Microstructural changes across different clinical milestones of disease in amyotrophic lateral sclerosis

Abstract

Neurodegenerative process in amyotrophic lateral sclerosis (ALS) has been proven to involve several cortical and subcortical brain regions within and beyond motor areas. However, how ALS pathology spreads progressively during disease evolution is still unknown. In this cross-sectional study we investigated 54 ALS patients, divided into 3 subsets according to the clinical stage, and 18 age and sex-matched healthy controls, by using tract-based spatial statistics (TBSS) diffusion tensor imaging (DTI) and voxel-based morphometry (VBM) analyses. We aimed to identify white (WM) and gray matter (GM) patterns of disease distinctive of each clinical stage, corresponding to specific clinical milestones. ALS cases in stage 2A (i.e., at diagnosis) were characterized by GM and WM impairment of left motor and premotor cortices and brainstem at ponto-mesenchephalic junction. ALS patients in clinical stage 2B (with impairment of two functional regions) exhibited decreased fractional anisotropy (FA) (p<0.001, uncorrected) and increased mean (MD) and radial diffusivity (RD) (p<0.001, uncorrected) in the left cerebellar hemisphere and brainstem precerebellar nuclei, as well as in motor areas, while GM atrophy (p<0.001, uncorrected) was detected only in the left inferior frontal gyrus and right cuneus. Finally, ALS patients in stage 3 (with impairment of three functional regions) exhibited decreased FA and increased MD and RD (p<0.05, corrected) within WM underneath bilateral pre and postcentral gyri, corpus callosum midbody, long associative tracts and midbrain, while no significant clusters of GM atrophy were observed. Our findings reinforce the hypothesis that the neurodegenerative process propagates along the axonal pathways and develops beyond motor areas from early stages, involving progressively several frontotemporal regions and their afferents and efferents, while the detection of GM atrophy in earlier stages and its disappearance in later stages may be the result of reactive gliosis.

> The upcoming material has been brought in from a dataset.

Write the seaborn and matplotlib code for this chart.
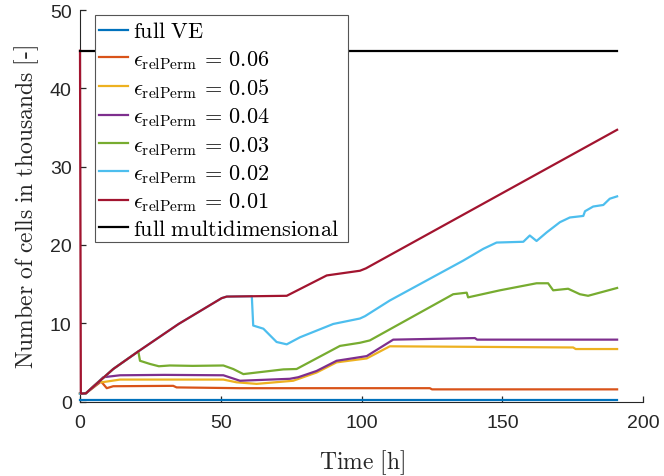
import matplotlib
matplotlib.use("Agg")
import matplotlib.pyplot as plt
from matplotlib.patches import Rectangle
import seaborn as sns
import pandas as pd

# ---------------- data ----------------
labels = [
    r"$\mathrm{full\ VE}$",
    r"$\epsilon_{\mathrm{relPerm}}\,=\,0.06$",
    r"$\epsilon_{\mathrm{relPerm}}\,=\,0.05$",
    r"$\epsilon_{\mathrm{relPerm}}\,=\,0.04$",
    r"$\epsilon_{\mathrm{relPerm}}\,=\,0.03$",
    r"$\epsilon_{\mathrm{relPerm}}\,=\,0.02$",
    r"$\epsilon_{\mathrm{relPerm}}\,=\,0.01$",
    r"$\mathrm{full\ multidimensional}$",
]
colors = ["#0072BD", "#D95319", "#EDB120", "#7E2F8E",
          "#77AC30", "#4DBEEE", "#A2142F", "#000000"]

t_ve = [0, 190.7]
y_ve = [0.22, 0.22]

t_e06 = [0, 2.1, 7.5, 9.5, 11.8, 33.1, 34.3, 56.8, 124.2, 125.0, 190.7]
y_e06 = [1.0, 1.05, 2.55, 1.7, 1.95, 2.0, 1.8, 1.7, 1.7, 1.55, 1.55]

t_e05 = [0, 2.1, 7.0, 7.7, 14.2, 50.9, 55.6, 62.7, 75.7, 84.0, 91.1, 101.8,
         110.0, 175.1, 176.0, 190.7]
y_e05 = [1.0, 1.05, 2.65, 2.45, 2.8, 2.8, 2.45, 2.25, 2.65, 3.7, 5.0, 5.5,
         7.05, 6.9, 6.7, 6.7]

t_e04 = [0, 2.1, 8.3, 14.2, 30, 50.9, 56.8, 74.5, 77.5, 84.0, 91.1, 94.7,
         101.8, 111.2, 140.2, 141.0, 190.7]
y_e04 = [1.0, 1.05, 3.1, 3.35, 3.4, 3.35, 2.65, 2.9, 3.1, 3.9, 5.2, 5.4,
         5.8, 7.9, 8.1, 7.9, 7.9]

t_e03 = [0, 2.1, 11.8, 20.7, 21.3, 24.8, 28, 31.9, 40, 50.9, 54.4, 58.0,
         62.7, 72.2, 76.9, 92.3, 99.4, 102.9, 132.5, 137.3, 137.8, 149.1,
         162.1, 166.2, 168.0, 173.3, 177.5, 180.4, 190.7]
y_e03 = [1.0, 1.05, 4.15, 6.4, 5.2, 4.8, 4.5, 4.6, 4.55, 4.6, 4.15, 3.5,
         3.7, 4.1, 4.15, 7.1, 7.5, 7.8, 13.7, 13.9, 13.3, 14.2,
         15.1, 15.1, 14.2, 14.4, 13.7, 13.5, 14.5]

t_e02 = [0, 2.1, 11.8, 20.7, 35, 50.3, 52.1, 61.0, 61.5, 65.1, 69.8, 73.4,
         78.1, 89.9, 99.4, 101.2, 110.0, 136.1, 143.2, 147.9, 157.4, 159.7,
         162.1, 165.7, 170.4, 173.9, 178.7, 179.3, 182.2, 185.8, 188.1, 190.7]
y_e02 = [1.0, 1.05, 4.15, 6.4, 9.9, 13.2, 13.4, 13.45, 9.7, 9.3, 7.6, 7.3,
         8.2, 9.9, 10.6, 10.9, 12.9, 18.0, 19.5, 20.3, 20.4, 21.2,
         20.5, 21.6, 22.9, 23.5, 23.7, 24.3, 24.9, 25.1, 25.9, 26.2]

t_e01 = [0, 0.3, 2.1, 11.8, 20.7, 35, 50.3, 52.1, 73.4, 87.6, 99.4, 101.5, 190.7]
y_e01 = [44.8, 1.0, 1.05, 4.15, 6.4, 9.9, 13.2, 13.4, 13.5, 16.1, 16.7, 17.0, 34.7]

t_full = [0, 190.7]
y_full = [44.8, 44.8]

series_t = [t_ve, t_e06, t_e05, t_e04, t_e03, t_e02, t_e01, t_full]
series_y = [y_ve, y_e06, y_e05, y_e04, y_e03, y_e02, y_e01, y_full]

x_ticks = [0, 50, 100, 150, 200]
y_ticks = [0, 10, 20, 30, 40, 50]

# ---------------- plot ----------------
plt.rcParams["mathtext.fontset"] = "cm"
plt.rcParams["font.family"] = ["Liberation Sans", "DejaVu Sans"]
plt.rcParams["axes.grid"] = False

W, H = 664, 477
fig = plt.figure(figsize=(W / 100, H / 100), dpi=100)
ax_l, ax_r, ax_t, ax_b = 80, 643.3, 11, 402.5
ax = fig.add_axes([ax_l / W, 1 - ax_b / H, (ax_r - ax_l) / W, (ax_b - ax_t) / H])

frames = []
for lab, tt, yy in zip(labels, series_t, series_y):
    frames.append(pd.DataFrame({"t": tt, "n": yy, "series": lab}))
df = pd.concat(frames, ignore_index=True)

for lab, col in zip(labels, colors):
    sub = df[df["series"] == lab]
    sns.lineplot(data=sub, x="t", y="n", color=col, lw=1.6, sort=False,
                 estimator=None, ax=ax, label=lab, clip_on=False, zorder=3)

ax.set_xlim(0, 200)
ax.set_ylim(0, 50)
ax.set_xticks(x_ticks)
ax.set_yticks(y_ticks)
ax.xaxis.set_ticks_position("bottom")
ax.yaxis.set_ticks_position("left")
ax.tick_params(which="major", direction="in", length=4.5, width=0.9,
               color="#262626", labelcolor="#262626", labelsize=14)
ax.tick_params(axis="x", pad=9)
ax.tick_params(axis="y", pad=6)
for s in ["top", "right"]:
    ax.spines[s].set_visible(False)
for s in ["left", "bottom"]:
    ax.spines[s].set_color("#262626")
    ax.spines[s].set_linewidth(0.8)

ax.set_xlabel(r"$\mathrm{Time\ [h]}$", fontsize=17, color="#262626", labelpad=12)
ax.set_ylabel(r"$\mathrm{Number\ of\ cells\ in\ thousands\ [\text{-}]}$",
              fontsize=17, color="#262626", labelpad=6)

# legend box (MATLAB style) and entries
box_l, box_t, box_r, box_b = 94.5, 15.5, 347.7, 243.3
rect = Rectangle((box_l / W, 1 - box_b / H), (box_r - box_l) / W, (box_b - box_t) / H,
                 transform=fig.transFigure, facecolor="white", edgecolor="#555555",
                 linewidth=0.8, zorder=4, clip_on=False)
ax.add_patch(rect)

leg = ax.legend(loc="upper left",
                bbox_to_anchor=((99.3 - ax_l) / (ax_r - ax_l), 1 - (22.3 - ax_t) / (ax_b - ax_t)),
                fontsize=16, frameon=False, handlelength=1.3, handletextpad=0.22,
                labelspacing=0.25, borderpad=0, borderaxespad=0)
leg.set_zorder(5)
for h in leg.get_lines():
    h.set_linewidth(1.6)

fig.savefig("out.png", dpi=100)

Fig 1. FA differences between ALS patients in the three stages of ALS and healthy controls.

in the stage 2A, FA decrease (red-yellow scale, p<0.05, corrected) is evident in the body of CC and left corticospinal tract (CST), principally in its rostral part underneath primary motor cortex (upper panels); in the stage 2B, FA decrease (red-yellow scale, p<0.001, uncorrected) occurs in the left cerebellar hemisphere, beyond CC body and WM underneath the left precentral gyrus (middle panels); in the stage 3, FA decrease (red-yellow scale) (p<0.05, corrected) is highlighted in WM underneath pre and postcentral gyri including the rostral part of CSTs, the body of CC, bilateral superior and inferior longitudinal and inferior fronto-occipital fasciculi (lower panels).

Fig 2. Voxel-wise correlation analyses between ALSFRS-R and ACE-R scores and FA in the three groups of patients.

Widespread patterns of positive correlations (p<0.05, corrected) between both disability scores and FA in all clinical stages examined, with overlaps between the three patients groups.

Fig 3. VBM results in 2A and 2B subsets compared to healthy controls.

ALS patients in stage 2A show GM atrophy (p<0.001, uncorrected) in the right and left precentral gyri, left inferior frontal gyrus, right anterior cingulate, right medial frontal gyrus, left superior temporal gyrus, left parahippocampal gyrus and right insula (left panels). ALS patients in stage 2B exhibit GM atrophy (p<0.001, uncorrected) only in the left inferior frontal gyrus and right cuneus (right panels).